• _What to work on_
List every line in this data where the string "chart" occurs.

——————

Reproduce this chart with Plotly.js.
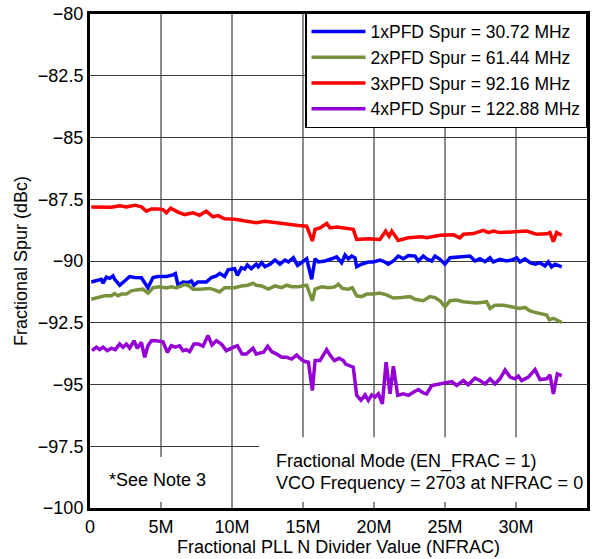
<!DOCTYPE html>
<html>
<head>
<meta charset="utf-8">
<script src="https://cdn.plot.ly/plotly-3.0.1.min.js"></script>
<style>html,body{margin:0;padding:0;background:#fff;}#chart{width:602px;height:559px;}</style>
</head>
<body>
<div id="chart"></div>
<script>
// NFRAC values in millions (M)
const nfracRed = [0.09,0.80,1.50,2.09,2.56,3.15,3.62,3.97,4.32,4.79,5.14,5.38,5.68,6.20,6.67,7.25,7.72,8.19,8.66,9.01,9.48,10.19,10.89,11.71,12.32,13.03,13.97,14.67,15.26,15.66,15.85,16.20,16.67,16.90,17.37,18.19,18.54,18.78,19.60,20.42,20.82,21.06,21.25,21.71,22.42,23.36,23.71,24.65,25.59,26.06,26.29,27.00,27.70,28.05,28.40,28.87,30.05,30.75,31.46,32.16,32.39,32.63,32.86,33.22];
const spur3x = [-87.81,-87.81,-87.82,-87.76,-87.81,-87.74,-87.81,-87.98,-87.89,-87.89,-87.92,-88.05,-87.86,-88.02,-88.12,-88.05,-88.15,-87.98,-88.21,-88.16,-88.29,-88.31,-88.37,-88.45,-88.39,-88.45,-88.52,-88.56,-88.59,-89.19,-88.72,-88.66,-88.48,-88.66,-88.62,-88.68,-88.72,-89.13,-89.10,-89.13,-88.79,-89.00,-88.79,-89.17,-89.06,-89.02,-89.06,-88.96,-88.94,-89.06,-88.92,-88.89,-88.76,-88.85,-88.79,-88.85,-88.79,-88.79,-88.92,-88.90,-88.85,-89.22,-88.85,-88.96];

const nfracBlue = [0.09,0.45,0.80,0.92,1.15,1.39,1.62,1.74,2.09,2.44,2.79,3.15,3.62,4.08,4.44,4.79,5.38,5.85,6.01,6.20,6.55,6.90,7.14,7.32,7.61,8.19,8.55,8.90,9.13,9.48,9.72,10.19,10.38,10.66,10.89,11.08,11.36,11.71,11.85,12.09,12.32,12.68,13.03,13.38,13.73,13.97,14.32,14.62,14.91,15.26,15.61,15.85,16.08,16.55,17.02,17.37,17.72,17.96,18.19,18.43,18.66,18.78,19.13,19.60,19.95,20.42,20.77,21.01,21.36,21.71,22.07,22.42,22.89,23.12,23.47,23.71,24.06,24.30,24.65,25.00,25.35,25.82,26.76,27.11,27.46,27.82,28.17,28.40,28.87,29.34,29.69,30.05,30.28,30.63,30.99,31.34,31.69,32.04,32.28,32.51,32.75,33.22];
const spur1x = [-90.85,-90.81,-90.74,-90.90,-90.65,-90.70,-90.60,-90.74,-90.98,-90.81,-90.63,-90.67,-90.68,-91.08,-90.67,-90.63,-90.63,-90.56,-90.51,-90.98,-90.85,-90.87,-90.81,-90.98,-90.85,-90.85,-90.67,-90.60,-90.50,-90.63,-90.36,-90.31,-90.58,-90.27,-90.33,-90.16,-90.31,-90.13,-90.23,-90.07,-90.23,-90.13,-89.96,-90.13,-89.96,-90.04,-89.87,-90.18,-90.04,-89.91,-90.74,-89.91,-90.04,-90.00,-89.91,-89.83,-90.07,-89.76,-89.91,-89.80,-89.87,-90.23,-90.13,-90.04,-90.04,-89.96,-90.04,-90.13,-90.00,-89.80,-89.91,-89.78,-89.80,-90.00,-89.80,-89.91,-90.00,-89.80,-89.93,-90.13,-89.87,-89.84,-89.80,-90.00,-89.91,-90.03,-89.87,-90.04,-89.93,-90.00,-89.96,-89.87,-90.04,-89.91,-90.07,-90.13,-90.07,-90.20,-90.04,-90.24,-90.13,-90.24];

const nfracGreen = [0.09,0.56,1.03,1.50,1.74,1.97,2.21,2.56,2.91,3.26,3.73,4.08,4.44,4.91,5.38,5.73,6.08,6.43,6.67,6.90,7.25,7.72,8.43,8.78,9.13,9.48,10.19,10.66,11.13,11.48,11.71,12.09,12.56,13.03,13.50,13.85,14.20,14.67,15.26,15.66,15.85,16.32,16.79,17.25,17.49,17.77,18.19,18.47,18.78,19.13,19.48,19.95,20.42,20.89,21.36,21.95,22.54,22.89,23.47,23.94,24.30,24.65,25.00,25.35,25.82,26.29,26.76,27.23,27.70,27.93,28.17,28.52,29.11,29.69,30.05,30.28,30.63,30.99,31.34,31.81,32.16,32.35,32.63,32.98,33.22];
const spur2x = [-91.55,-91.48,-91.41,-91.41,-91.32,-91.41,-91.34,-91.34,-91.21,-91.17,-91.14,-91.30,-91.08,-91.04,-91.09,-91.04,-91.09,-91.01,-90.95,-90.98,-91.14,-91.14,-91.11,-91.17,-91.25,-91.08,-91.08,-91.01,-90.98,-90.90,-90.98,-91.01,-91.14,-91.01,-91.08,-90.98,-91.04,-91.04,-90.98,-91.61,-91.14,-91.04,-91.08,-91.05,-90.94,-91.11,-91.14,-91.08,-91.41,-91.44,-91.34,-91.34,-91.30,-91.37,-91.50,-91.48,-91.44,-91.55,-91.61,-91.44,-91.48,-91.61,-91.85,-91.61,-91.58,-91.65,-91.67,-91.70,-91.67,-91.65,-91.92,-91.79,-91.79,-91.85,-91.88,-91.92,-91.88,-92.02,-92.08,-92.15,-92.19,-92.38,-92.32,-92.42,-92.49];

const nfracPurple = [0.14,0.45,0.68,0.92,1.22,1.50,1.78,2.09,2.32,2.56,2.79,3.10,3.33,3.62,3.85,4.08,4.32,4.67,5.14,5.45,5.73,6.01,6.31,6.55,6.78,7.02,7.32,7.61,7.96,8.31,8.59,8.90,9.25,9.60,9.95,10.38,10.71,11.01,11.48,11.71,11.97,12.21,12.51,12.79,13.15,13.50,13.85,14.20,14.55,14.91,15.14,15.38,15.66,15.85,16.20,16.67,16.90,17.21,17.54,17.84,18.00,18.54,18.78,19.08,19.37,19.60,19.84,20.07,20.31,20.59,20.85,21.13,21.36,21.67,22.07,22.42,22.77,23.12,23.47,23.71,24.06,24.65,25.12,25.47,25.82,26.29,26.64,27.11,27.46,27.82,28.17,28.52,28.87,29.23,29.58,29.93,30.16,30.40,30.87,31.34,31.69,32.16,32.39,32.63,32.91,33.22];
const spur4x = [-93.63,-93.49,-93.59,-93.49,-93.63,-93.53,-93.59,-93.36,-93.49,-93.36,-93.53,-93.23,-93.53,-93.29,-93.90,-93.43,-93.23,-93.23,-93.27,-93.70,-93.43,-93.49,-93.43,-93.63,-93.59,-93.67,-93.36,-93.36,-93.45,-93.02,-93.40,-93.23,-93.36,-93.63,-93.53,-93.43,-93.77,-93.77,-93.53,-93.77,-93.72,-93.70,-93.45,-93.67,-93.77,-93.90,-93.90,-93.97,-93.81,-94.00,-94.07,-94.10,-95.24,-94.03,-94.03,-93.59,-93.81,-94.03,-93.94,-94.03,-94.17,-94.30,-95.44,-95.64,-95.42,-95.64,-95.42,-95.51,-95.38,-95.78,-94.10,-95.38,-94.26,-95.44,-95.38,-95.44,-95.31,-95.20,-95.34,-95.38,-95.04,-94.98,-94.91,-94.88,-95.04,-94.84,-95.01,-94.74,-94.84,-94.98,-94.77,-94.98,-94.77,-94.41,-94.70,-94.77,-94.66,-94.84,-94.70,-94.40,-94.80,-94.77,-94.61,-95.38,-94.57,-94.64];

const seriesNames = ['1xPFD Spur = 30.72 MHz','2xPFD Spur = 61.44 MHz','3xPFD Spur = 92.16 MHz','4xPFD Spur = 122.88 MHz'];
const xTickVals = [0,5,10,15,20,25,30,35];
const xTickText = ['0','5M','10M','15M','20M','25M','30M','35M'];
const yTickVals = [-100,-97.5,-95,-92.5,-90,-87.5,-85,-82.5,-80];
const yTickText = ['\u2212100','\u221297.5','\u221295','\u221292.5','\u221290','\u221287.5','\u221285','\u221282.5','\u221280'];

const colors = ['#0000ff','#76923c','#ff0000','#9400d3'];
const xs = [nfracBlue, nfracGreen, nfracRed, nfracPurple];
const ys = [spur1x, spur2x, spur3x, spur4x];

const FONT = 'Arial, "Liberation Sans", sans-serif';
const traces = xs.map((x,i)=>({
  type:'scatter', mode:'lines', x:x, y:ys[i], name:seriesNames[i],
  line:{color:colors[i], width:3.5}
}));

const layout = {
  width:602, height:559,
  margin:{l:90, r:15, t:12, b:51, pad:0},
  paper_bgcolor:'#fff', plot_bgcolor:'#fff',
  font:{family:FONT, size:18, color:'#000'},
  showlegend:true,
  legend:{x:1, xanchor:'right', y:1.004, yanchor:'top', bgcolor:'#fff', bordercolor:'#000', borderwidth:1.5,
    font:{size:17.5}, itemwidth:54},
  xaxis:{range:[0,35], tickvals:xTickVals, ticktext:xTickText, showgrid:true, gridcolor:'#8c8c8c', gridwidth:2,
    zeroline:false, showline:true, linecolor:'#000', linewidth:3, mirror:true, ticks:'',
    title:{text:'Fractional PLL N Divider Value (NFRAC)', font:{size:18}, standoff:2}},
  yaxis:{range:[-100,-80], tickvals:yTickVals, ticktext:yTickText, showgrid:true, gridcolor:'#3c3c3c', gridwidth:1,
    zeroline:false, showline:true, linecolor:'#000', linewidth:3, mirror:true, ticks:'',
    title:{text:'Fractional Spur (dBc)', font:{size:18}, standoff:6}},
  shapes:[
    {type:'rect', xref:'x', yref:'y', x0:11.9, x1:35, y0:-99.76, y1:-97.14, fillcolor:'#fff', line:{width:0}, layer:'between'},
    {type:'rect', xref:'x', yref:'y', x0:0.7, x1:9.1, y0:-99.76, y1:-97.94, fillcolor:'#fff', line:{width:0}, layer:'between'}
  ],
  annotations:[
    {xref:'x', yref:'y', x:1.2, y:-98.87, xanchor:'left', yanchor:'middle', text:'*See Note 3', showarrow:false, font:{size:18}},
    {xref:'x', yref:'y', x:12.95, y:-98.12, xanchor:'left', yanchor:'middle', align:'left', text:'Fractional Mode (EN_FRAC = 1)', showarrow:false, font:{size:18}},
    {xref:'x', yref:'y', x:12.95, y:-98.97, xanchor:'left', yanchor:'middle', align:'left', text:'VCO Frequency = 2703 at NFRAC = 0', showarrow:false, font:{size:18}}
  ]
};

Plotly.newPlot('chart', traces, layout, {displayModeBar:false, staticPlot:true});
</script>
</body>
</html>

——————

• _Written answer_
Reproduce this chart with Plotly.js.
<style>html,body{margin:0;padding:0;background:#fff;}#chart{width:602px;height:559px;}</style>
<div id="chart"></div>
Plotly.newPlot('chart', traces, layout, {displayModeBar:false, staticPlot:true});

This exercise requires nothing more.